Toronto from the CN tower
From the 19th - 30th my family came over from the UK which was so lovely. We spent the first weekend in Toronto where we literally walked the whole city, and went up the CN tower which was another insane view of another insane city. Toronto is one of the most diverse places I have ever been, it's huge and I would love to go back and explore more in the future. We spent the Sunday of that weekend at Niagara Falls which was another bucket list experience. It is hard to describe the beauty of it and the pictures definitely don't do it justice. It was so nice to be able to go there with my family because it is somewhere none of us ever thought we would actually go to! It was probably one of the highlights of my Canadian experience so far, especially the boat trip which took us right up to the Falls.

Quebec City 
That week I met my family for dinner every day, and we did some typical Montreal things like going up Mont Royal and to a hockey game (which they loved). Then for their last few days here we went to Quebec City which is one of the most beautiful places I have ever been to! It is like being in a small French town which I love. The architecture was stunning and it was just such a gorgeous place, I'm definitely going back when it snows there! 

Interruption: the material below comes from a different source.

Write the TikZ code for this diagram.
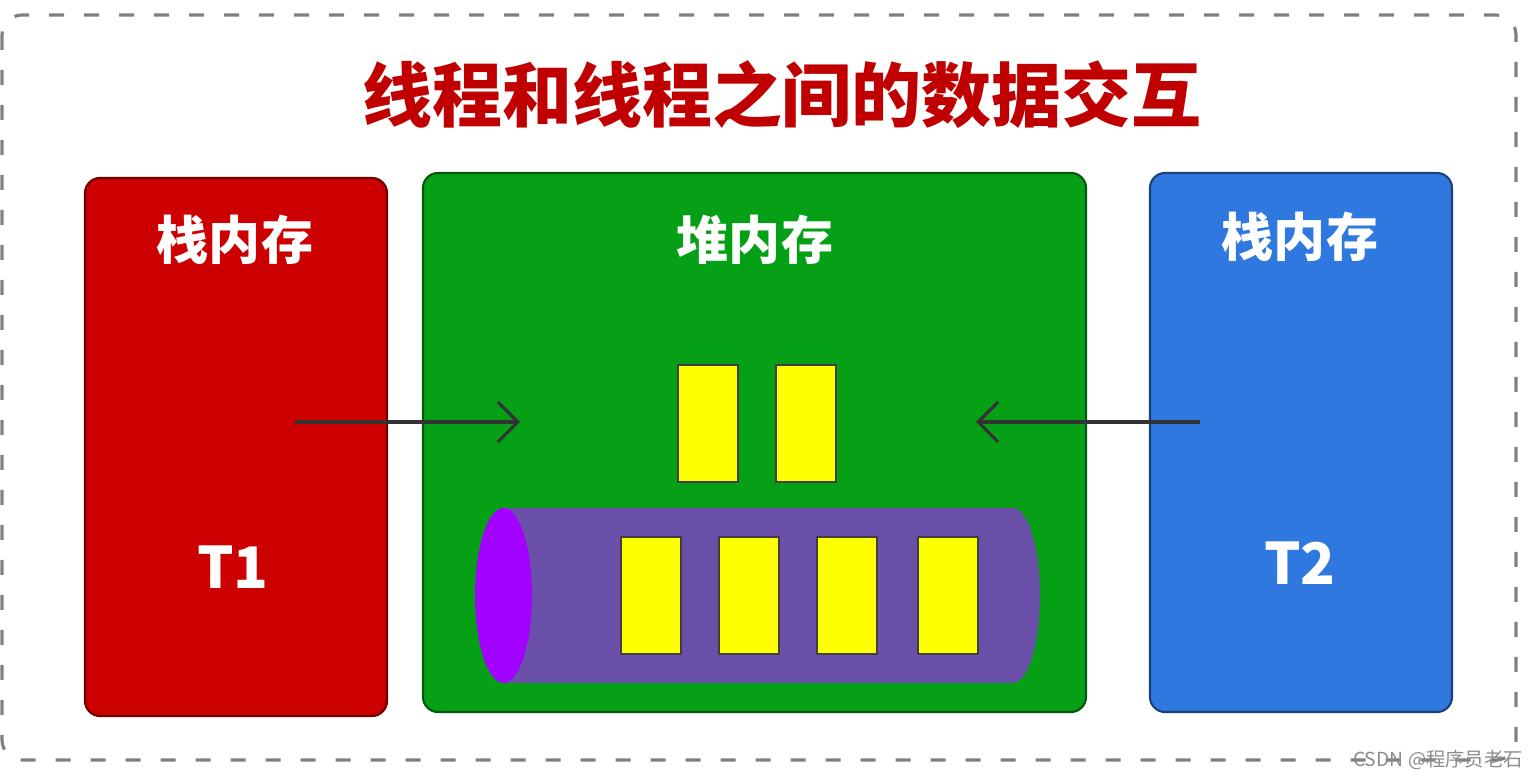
\documentclass[tikz,border=0pt]{standalone}
\usepackage{fontspec}
\setmainfont{Noto Sans CJK SC}
\usepackage{tikz}
\usetikzlibrary{arrows.meta}
\usetikzlibrary{positioning}

\definecolor{titlered}{HTML}{C00000}
\definecolor{stackred}{HTML}{CC0000}
\definecolor{heapgreen}{HTML}{05A016}
\definecolor{stackblue}{HTML}{2E78E0}
\definecolor{pipebody}{HTML}{6A50A8}
\definecolor{pipeend}{HTML}{A200FF}
\definecolor{objyellow}{HTML}{FFFF00}

\begin{document}
\begin{tikzpicture}[mem/.style={fill=#1, draw=#1!55!black, line width=0.6pt,
rounded corners=0.15cm, inner sep=0pt},
lbl/.style={text=white, font=\bfseries\fontsize{14.8}{16}\selectfont},
obj/.style={draw=black!75, line width=0.6pt, fill=objyellow,
minimum width=0.6cm, minimum height=1.17cm, inner sep=0pt},
link/.style={draw=black!80, line width=0.9pt, -{Straight Barb[length=2mm, width=4mm]}}]
\useasboundingbox (0,0) rectangle (15.4,-7.8);
% frame and title
\draw[black!50, line width=0.9pt, dash pattern=on 0.15cm off 0.2cm,
rounded corners=0.2cm] (0.02,-0.15) rectangle (15.16,-7.6);
\node[text=titlered, font=\bfseries\fontsize{19.9}{22}\selectfont] (title) at (7.82,-0.95) {线程和线程之间的数据交互};
% the three memories
\node[mem=stackred, minimum width=3.02cm, minimum height=5.38cm] (t1) at (2.36,-4.47) {};
\node[mem=heapgreen, minimum width=6.63cm, minimum height=5.39cm] (heap) at (7.545,-4.425) {};
\node[mem=stackblue, minimum width=3.02cm, minimum height=5.39cm] (t2) at (13.01,-4.425) {};
\node[lbl] (t1name) at (2.35,-2.40) {栈内存};
\node[lbl] (heapname) at (7.55,-2.40) {堆内存};
\node[lbl] (t2name) at (13.00,-2.37) {栈内存};
\node[lbl, font=\bfseries\fontsize{16.3}{18}\selectfont] (t1id) at (2.33,-5.67) {T1};
\node[lbl, font=\bfseries\fontsize{16.3}{18}\selectfont] (t2id) at (13.00,-5.63) {T2};
% pipe
\fill[pipebody] (5.03,-5.08) -- (10.13,-5.08) arc[start angle=90, end angle=-90,
x radius=0.27, y radius=0.875] -- (5.03,-6.83) -- cycle;
\fill[pipeend] (5.035,-5.955) ellipse[x radius=0.285, y radius=0.875];
\foreach \x [count=\i] in {7.08, 8.06}{
\node[obj] (top\i) at (\x,-4.235) {};}
\foreach \x [count=\i] in {6.51, 7.49, 8.47, 9.48}{
\node[obj] (pipe\i) at (\x,-5.955) {};}
% access from both threads
\coordinate (s1) at (2.95,-4.22);
\coordinate (e1) at (5.20,-4.22);
\coordinate (s2) at (12.00,-4.22);
\coordinate (e2) at (9.76,-4.22);
\foreach \i/\j in {s1/e1, s2/e2}{
\draw[link] (\i) -- (\j);}
\node[text=black!45, font=\fontsize{5.5}{6}\selectfont] (mark) at (14.38,-7.6) {CSDN @程序员老石};
\end{tikzpicture}
\end{document}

Yesterday was Halloween and also the eve of one of my housemate's birthdays (shoutout to Mother Moss) so we dressed up and celebrated. It was such a good night and was nice to celebrate Halloween in North America where it is such a massive thing. 
Mean Girls on Halloween  
Overall October was a really good month fully of a lot of travel and a lot of memories were made. My academic life hasn't been going so well and I'm not doing as well as I perhaps hoped but with the amount of travel and experiences I have had I can see why. Hopefully November will be just as good, but perhaps a bit more successful academically (I would like to actually pass this year!)